Article from WSU Signpost - By Maria Villasenor (asst. news editor)
March 01, 2004
Zoology Professor Receives Prestigious Hinckley Award
Kent M. Van De Graaff has had a long relationship with Weber State University. After graduating in 1965 with his bachelor's degree in zoology, he returned 30 years later to teach in that same department.
"Most of all, I appreciate the opportunity to interact with the students," Van De Graaff said at Friday's Faculty Award Luncheon. "And I'm very fortunate that I enjoy what I do."
At the event, Van De Graaff received the John S. Hinckley Fellow Award. He said three weeks before the event he was given a personal notice of the award.
"I was surprised and honored," he said. "Dr. Millner came right into my office and told me about it, and I was very flattered."
The luncheon was held in honor of 85 professors serving five, 10, 15, 20, 25, 30 and 35 years; seven retiring professors; and the recipients of the Exemplary Collaboration Award and the Hinckley Award.
"We step back and we honor the individuals in the community who make this place such a wonderful place, and for the dedication and the commitment of our faculty and what you do for our students,"
WSU President F. Ann Millner said welcoming guests and faculty.
Last year, Van De Graaff won the Crystal Crest Master Teacher Award.
"That was most pleasing because it was symbolic of what your students think of you," he said, "and I'm comfortable teaching students and very anxious for them to achieve to their potential."
In addition to his teaching, students are benefited by Van De Graaff's role as premedical advisor.
"I feel that I can help them out," Van De Graaff said. "I have three sons who are physicians, so I've seen firsthand what is entailed in that and what they go through."
Van De Graaff earned his master's degree at the University of Utah in anatomy and said he remembers taking classes with many medical students.
Knowing the subject well, Van De Graaff wrote an anatomy textbook used on campus and has written more than 20 textbooks, manuals and atlases.
He is working on a new edition of the human anatomy textbook, and another lab manual on botany, during his sabbatical leave this semester. Van De Graaff is also finishing a histology textbook he is co-authoring with a faculty member from Northwestern University. Histology is the microscopic study of tissue.
"The co-author, Dr. Tessler, is the one who will be providing many of the images," Van De Graaff said. "He really is a world-renowned histologist, so it's a pleasure to work with him."
Although on sabbatical leave this semester, Van De Graaff continues to see students at WSU.
"They need good guidance; they need opportunities; they need to have motivation; they need to mature professionally; and I feel that I can aid in all those aspects," Van De Graaff said.
He met Thursday with Kurtis Ellis, a WSU premed student. Ellis said he felt he was given a lot of help and confidence from Van De Graaff within the three years he has met with him. Ellis also mentioned hearing an admissions officer at the University of Utah say Van De Graaff was the best premedical advisor in the state.

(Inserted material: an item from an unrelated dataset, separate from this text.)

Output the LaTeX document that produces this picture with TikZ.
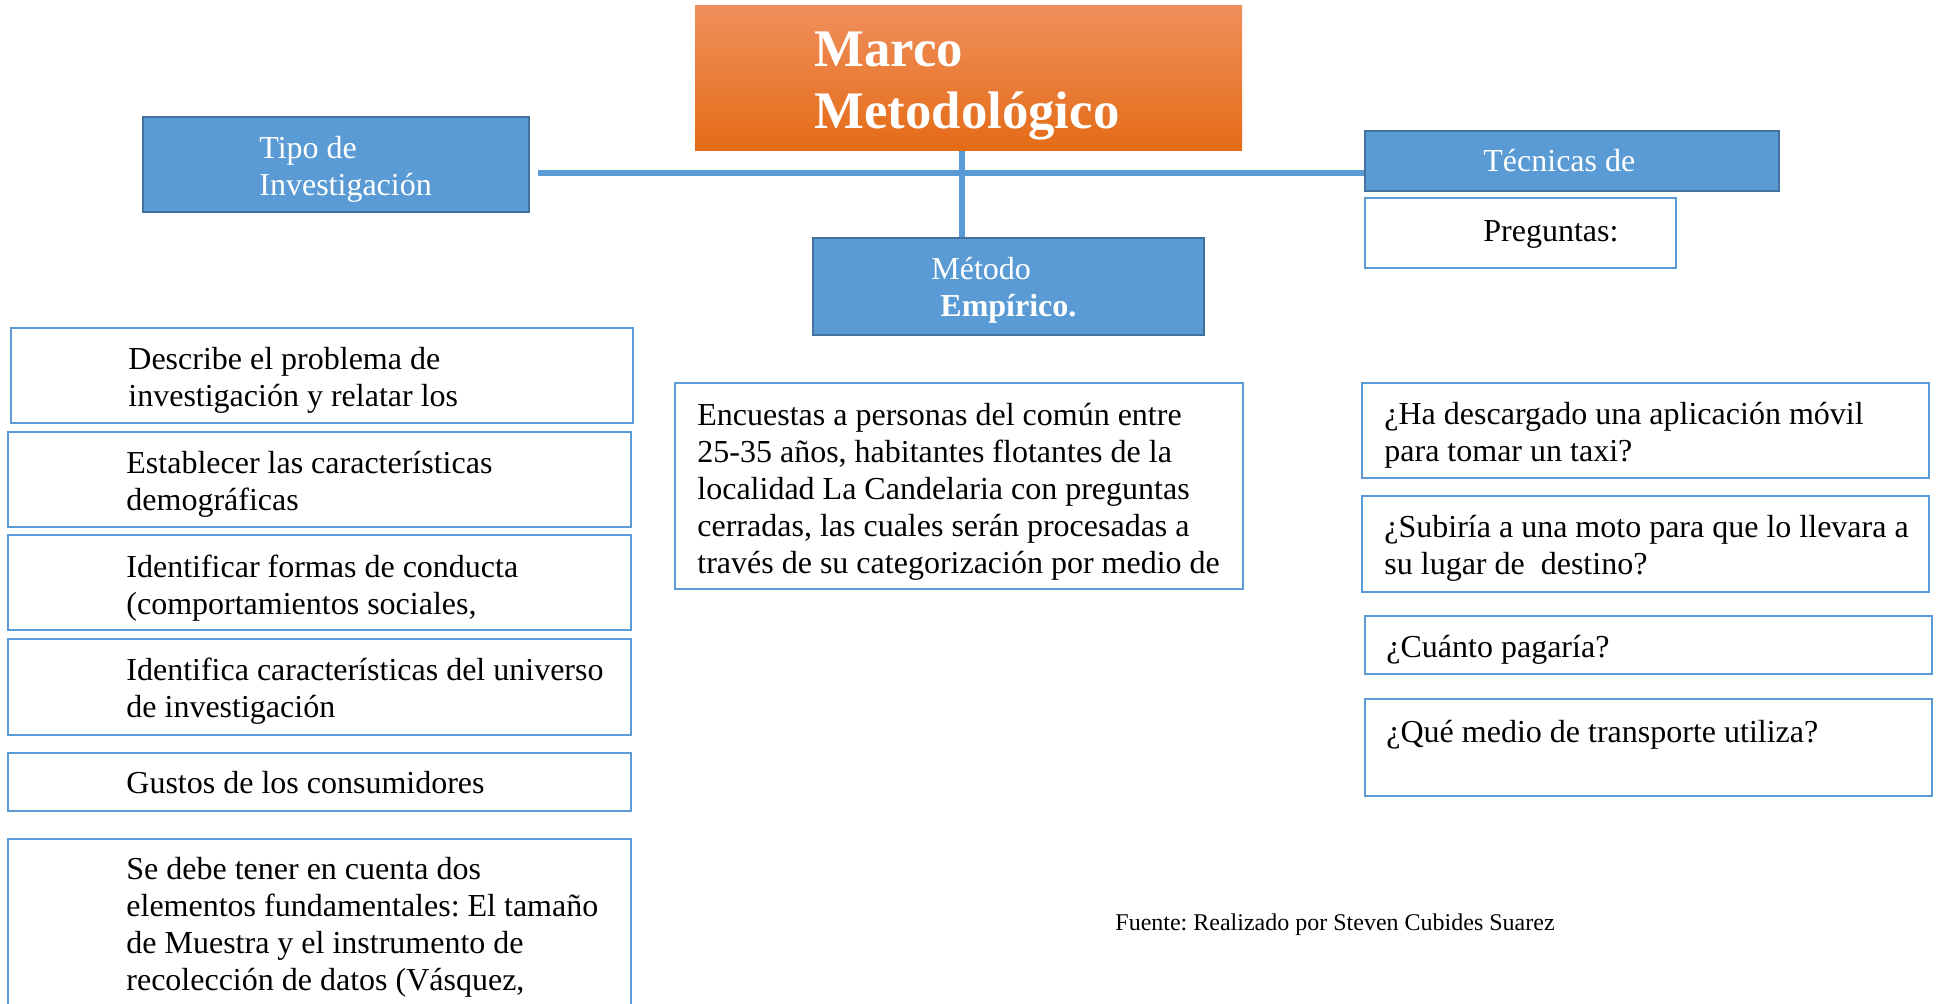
\documentclass[tikz,border=0pt]{standalone}
\usepackage{fontspec}
\setmainfont{Liberation Serif}
\usepackage{tikz}
\frenchspacing
\definecolor{mblue}{RGB}{91,155,213}
\definecolor{mbluedark}{RGB}{65,113,156}
\definecolor{morangetop}{RGB}{240,143,92}
\definecolor{morangemid}{RGB}{244,124,38}
\definecolor{morangebot}{RGB}{228,107,22}

\begin{document}
\begin{tikzpicture}[
    x=0.5pt, y=-0.5pt,
    every node/.style={font=\fontsize{16}{18.5}\selectfont},
    title/.style={top color=morangetop, middle color=morangemid, bottom color=morangebot, inner sep=0pt},
    topic/.style={draw=mbluedark, line width=1pt, fill=mblue, inner sep=0pt},
    item/.style={draw=mblue, line width=1.2pt, inner sep=0pt},
    txt/.style={anchor=west, align=left, inner sep=0pt},
    link/.style={mblue, line width=3pt}
  ]
    \clip (0,0) rectangle (1936,1004);
    \fill[white] (0,0) rectangle (1936,1004);

    % cabecera y ramas
    \node[title, minimum width=273.5pt, minimum height=72.5pt] (marco) at (968.5,78.5) {};
    \node[txt, text=white, font=\fontsize{26.4}{31}\selectfont\bfseries] (marcotxt) at (814,86) {Marco\\Metodológico};
    \node[topic, minimum width=193pt, minimum height=47.5pt] (tipo) at (336,164.5) {};
    \node[txt, text=white] (tipotxt) at (259,169.5) {Tipo de\\Investigación};
    \node[topic, minimum width=195.5pt, minimum height=48.5pt] (metodo) at (1008.5,286.5) {};
    \node[txt, text=white] (metodotxt) at (931,290.5) {Método\\\hspace*{4.5pt}\textbf{Empírico.}};
    \node[topic, minimum width=207pt, minimum height=30pt] (tecnicas) at (1572,161) {};
    \node[txt, text=white] (tecnicastxt) at (1483,161) {Técnicas de};
    \node[item, minimum width=155.5pt, minimum height=35pt] (preg) at (1520.5,233) {};
    \node[txt] (pregtxt) at (1483,234) {Preguntas:};

    \coordinate (lineL) at (538,173);
    \coordinate (hub) at (962,173);
    \draw[link] (lineL) -- (tecnicas.west |- lineL);
    \draw[link] (marco.south -| hub) -- (metodo.north -| hub);

    % tipo de investigacion
    \node[item, minimum width=311pt, minimum height=47.5pt] (desc) at (322,375.5) {};
    \node[txt] (desctxt) at (128,380.5) {Describe el problema de\\investigación y relatar los};
    \node[item, minimum width=311.5pt, minimum height=47.5pt] (estab) at (319.5,479.5) {};
    \node[txt] (estabtxt) at (126,484.5) {Establecer las características\\demográficas};
    \node[item, minimum width=311.5pt, minimum height=47.5pt] (conducta) at (319.5,582.5) {};
    \node[txt] (conductatxt) at (126,588) {Identificar formas de conducta\\(comportamientos sociales,};
    \node[item, minimum width=311.5pt, minimum height=48pt] (universo) at (319.5,687) {};
    \node[txt] (universotxt) at (126,691.5) {Identifica características del universo\\de investigación};
    \node[item, minimum width=311.5pt, minimum height=29pt] (gustos) at (319.5,782) {};
    \node[txt] (gustostxt) at (126,783) {Gustos de los consumidores};
    \node[item, minimum width=311.5pt, minimum height=95.5pt] (muestra) at (319.5,934.5) {};
    \node[txt] (muestratxt) at (126,927.5) {Se debe tener en cuenta dos\\elementos fundamentales: El tamaño\\de Muestra y el instrumento de\\recolección de datos (Vásquez,};

    % metodo
    \node[item, minimum width=284pt, minimum height=103pt] (encuesta) at (959,486) {};
    \node[txt] (encuestatxt) at (697,491.5) {Encuestas a personas del común entre\\25-35 años, habitantes flotantes de la\\localidad La Candelaria con preguntas\\cerradas, las cuales serán procesadas a\\través de su categorización por medio de};

    % preguntas
    \node[item, minimum width=283.5pt, minimum height=47.5pt] (q1) at (1645.5,430.5) {};
    \node[txt] (q1txt) at (1384,435) {¿Ha descargado una aplicación móvil\\para tomar un taxi?};
    \node[item, minimum width=283.5pt, minimum height=48pt] (q2) at (1645.5,544) {};
    \node[txt] (q2txt) at (1384,548.5) {¿Subiría a una moto para que lo llevara a\\su lugar de\ \ destino?};
    \node[item, minimum width=283.5pt, minimum height=29pt] (q3) at (1648.5,645) {};
    \node[txt] (q3txt) at (1386,650) {¿Cuánto pagaría?};
    \node[item, minimum width=283.5pt, minimum height=48.5pt] (q4) at (1648.5,747.5) {};
    \node[txt] (q4txt) at (1386,735) {¿Qué medio de transporte utiliza?};

    \node[txt, font=\fontsize{12}{14}\selectfont] (fuente) at (1115,925) {Fuente: Realizado por Steven Cubides Suarez};
\end{tikzpicture}
\end{document}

"A letter of recommendation from him goes a long way because of his reputation, both at the University of Utah and other schools," Ellis said. "He always tells you that he's your advocate. He wants you to get into school, and he will do his best to write a good letter, an honest letter, to help you with that."
The opinions of another student Van De Graaff helped were heard during the luncheon. While introducing Van De Graaff, Millner read what a student had said of him:
"His teaching does what teaching is supposed to do; it makes students love to learn."